>> START
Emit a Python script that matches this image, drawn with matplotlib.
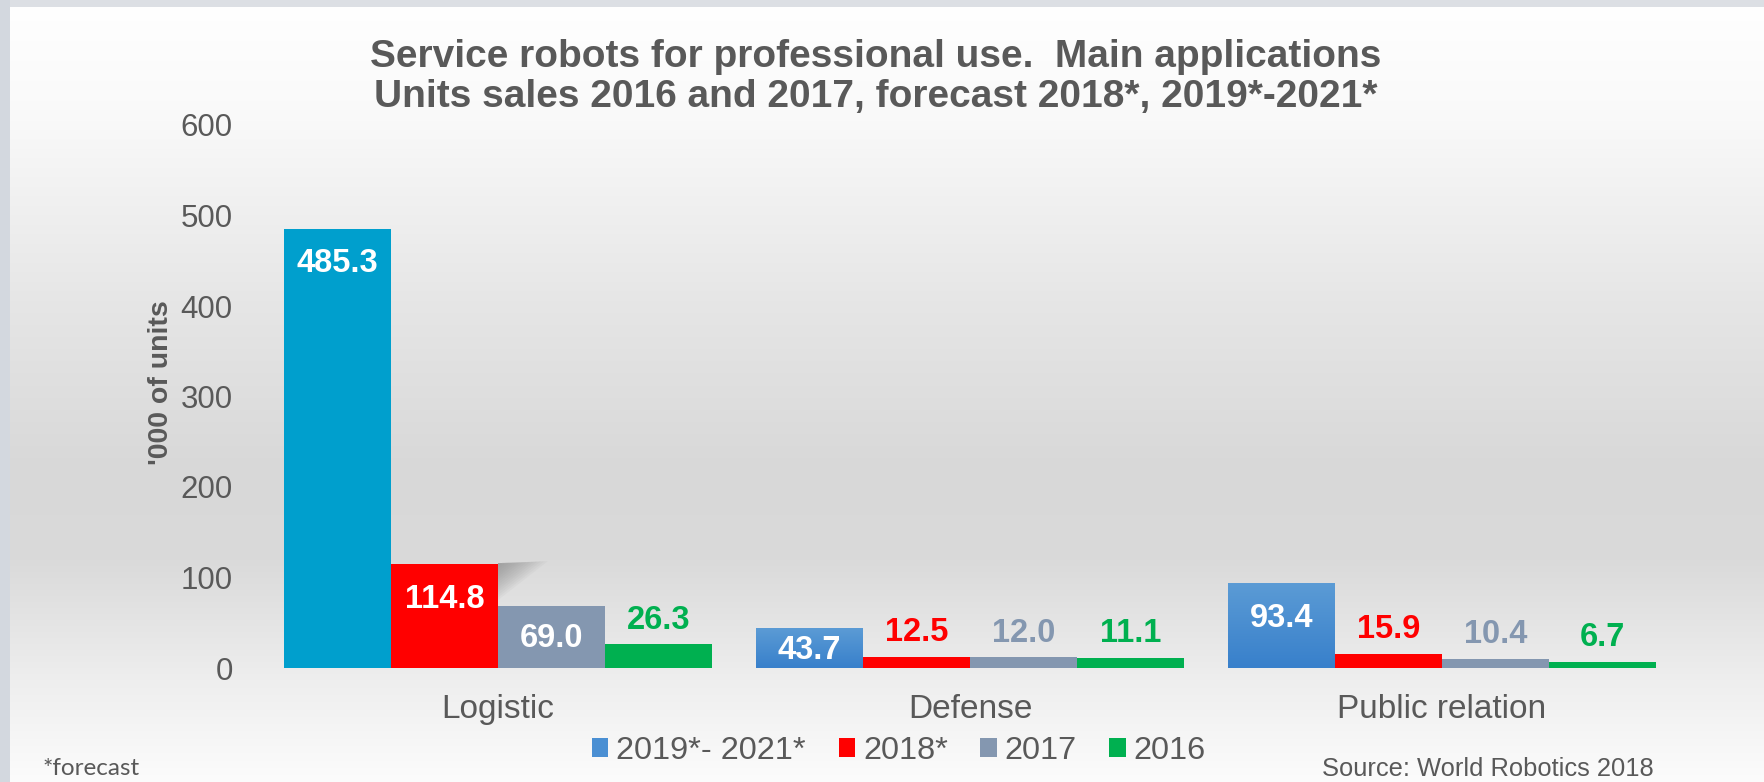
import numpy as np
import matplotlib
matplotlib.use("Agg")
import matplotlib.pyplot as plt
from matplotlib.patches import Patch, Rectangle, Polygon

# ---- data ----
categories = ["Logistic", "Defense", "Public relation"]
series_names = ["2019*- 2021*", "2018*", "2017", "2016"]
values_2019_2021 = [485.3, 43.7, 93.4]
values_2018 = [114.8, 12.5, 15.9]
values_2017 = [69.0, 12.0, 10.4]
values_2016 = [26.3, 11.1, 6.7]
y_ticks = [0, 100, 200, 300, 400, 500, 600]

series_values = [values_2019_2021, values_2018, values_2017, values_2016]
series_colors = ["#4a8fd3", "#ff0000", "#8497b0", "#00b050"]
label_colors = ["#ffffff", "#ff0000", "#8497b0", "#00b050"]

W, H = 1764, 782
TXT = "#595959"
plt.rcParams['font.family'] = ['Liberation Sans', 'DejaVu Sans']

fig = plt.figure(figsize=(W / 100, H / 100), dpi=100)

# ---- background gradient ----
bg = fig.add_axes([0, 0, 1, 1])
bg.set_xlim(0, W)
bg.set_ylim(H, 0)
bg.axis('off')
ys = np.arange(H)
stops_y = [0, 120, 300, 470, 560, 680, 782]
stops_v = [255, 249, 230, 216, 218, 238, 252]
v = np.interp(ys, stops_y, stops_v) / 255.0
grad = np.repeat(v[:, None], 2, axis=1)
bg.imshow(np.dstack([grad, grad, grad]), extent=[0, W, H, 0], aspect='auto', zorder=0)
bg.add_patch(Rectangle((0, 0), W, 7, color="#dcdfe4", zorder=1, lw=0))
bg.add_patch(Rectangle((0, 0), 10, H, color="#d3d8df", zorder=1, lw=0))

# ---- main axes ----
ax_l, ax_r, ax_t, ax_b = 262, 1678, 125, 668
ax = fig.add_axes([ax_l / W, 1 - ax_b / H, (ax_r - ax_l) / W, (ax_b - ax_t) / H])
ax.patch.set_alpha(0)
ax.set_xlim(-0.5, len(categories) - 0.5)
ax.set_ylim(0, 600)
for s in ax.spines.values():
    s.set_visible(False)

px_per_unit = (ax_b - ax_t) / 600.0
px_per_x = (ax_r - ax_l) / len(categories)
bw = 107 / 472.0
x = np.arange(len(categories))
for i, (vals, col) in enumerate(zip(series_values, series_colors)):
    xs = x + (i - 1.5) * bw
    bars = ax.bar(xs, vals, width=bw, color=col, zorder=3, linewidth=0)
    for j, (b, val) in enumerate(zip(bars, vals)):
        if i == 0:
            if j == 0:
                b.set_facecolor("#009fcd")
            else:
                gimg = np.linspace(0, 1, 64)[:, None]
                top = np.array([0x5b, 0x9b, 0xd5]) / 255.0
                bot = np.array([0x38, 0x80, 0xcb]) / 255.0
                cimg = top[None, None, :] * (1 - gimg[:, :, None]) + bot[None, None, :] * gimg[:, :, None]
                im = ax.imshow(cimg, extent=[b.get_x(), b.get_x() + bw, 0, val],
                               aspect='auto', zorder=3.5, origin='upper')
                im.set_clip_path(b)
        if i == 1 and j == 0:
            # soft diagonal shadow behind the bar top
            x0 = b.get_x() + bw
            n = 14
            for k in range(n):
                f = 1 - k / float(n)
                dx = 50 * f / px_per_x
                dy = 36 * f / px_per_unit
                ax.add_patch(Polygon([(x0, val + 1 / px_per_unit), (x0 + dx, val + 3 * f / px_per_unit),
                                      (x0, val - dy)], closed=True, facecolor="#7a7a7a",
                                     alpha=0.055, lw=0, zorder=2.5))
        hpx = val * px_per_unit
        if val > 30:
            off = -min(35, hpx / 2 + 2)
            c = "#ffffff"
        else:
            off = 24
            c = label_colors[i]
        ax.annotate(f"{val:.1f}", (b.get_x() + bw / 2, val), xytext=(0, off * 0.72),
                    textcoords='offset points', ha='center', va='center',
                    fontsize=23.5, fontweight='bold', color=c, zorder=5)

ax.set_xlim(-0.5, len(categories) - 0.5)
ax.set_ylim(0, 600)
ax.set_yticks(y_ticks)
ax.set_yticklabels([str(t) for t in y_ticks])
ax.set_xticks(x)
ax.set_xticklabels(categories)
ax.tick_params(axis='y', length=0, pad=21, labelsize=22.5, labelcolor=TXT)
ax.tick_params(axis='x', length=0, pad=19, labelsize=24, labelcolor=TXT)

# ---- texts ----
fig.text(161 / W, 1 - 383 / H, "'000 of units", rotation=90, ha='center', va='center',
         fontsize=20.5, fontweight='bold', color=TXT)
fig.text(876 / W, 1 - 67 / H, "Service robots for professional use.  Main applications",
         ha='center', va='baseline', fontsize=28, fontweight='bold', color=TXT)
fig.text(876 / W, 1 - 107 / H, "Units sales 2016 and 2017, forecast 2018*, 2019*-2021*",
         ha='center', va='baseline', fontsize=28, fontweight='bold', color=TXT)
fig.text(43 / W, 1 - 775 / H, "*forecast", ha='left', va='baseline', fontsize=17.5,
         color=TXT, family=['Lato', 'DejaVu Sans'])
fig.text(1654 / W, 1 - 776 / H, "Source: World Robotics 2018", ha='right', va='baseline',
         fontsize=18.4, color=TXT)

handles = [Patch(facecolor=c, edgecolor='none') for c in series_colors]
fig.legend(handles, series_names, loc='center', bbox_to_anchor=(899 / W, 1 - 751 / H),
           ncol=4, frameon=False, fontsize=23.4, handlelength=0.5, handleheight=0.55,
           handletextpad=0.25, columnspacing=1.0, borderpad=0, labelcolor=TXT)

fig.savefig("out.png", dpi=100)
>> END
WRITTEN TASK. From the first line above through the line containing "from matplotlib.patches import", copy everything exactly, without the pictures.

TASK ANSWER.
Emit a Python script that matches this image, drawn with matplotlib.
import numpy as np
import matplotlib
matplotlib.use("Agg")
import matplotlib.pyplot as plt
from matplotlib.patches import Patch, Rectangle, Polygon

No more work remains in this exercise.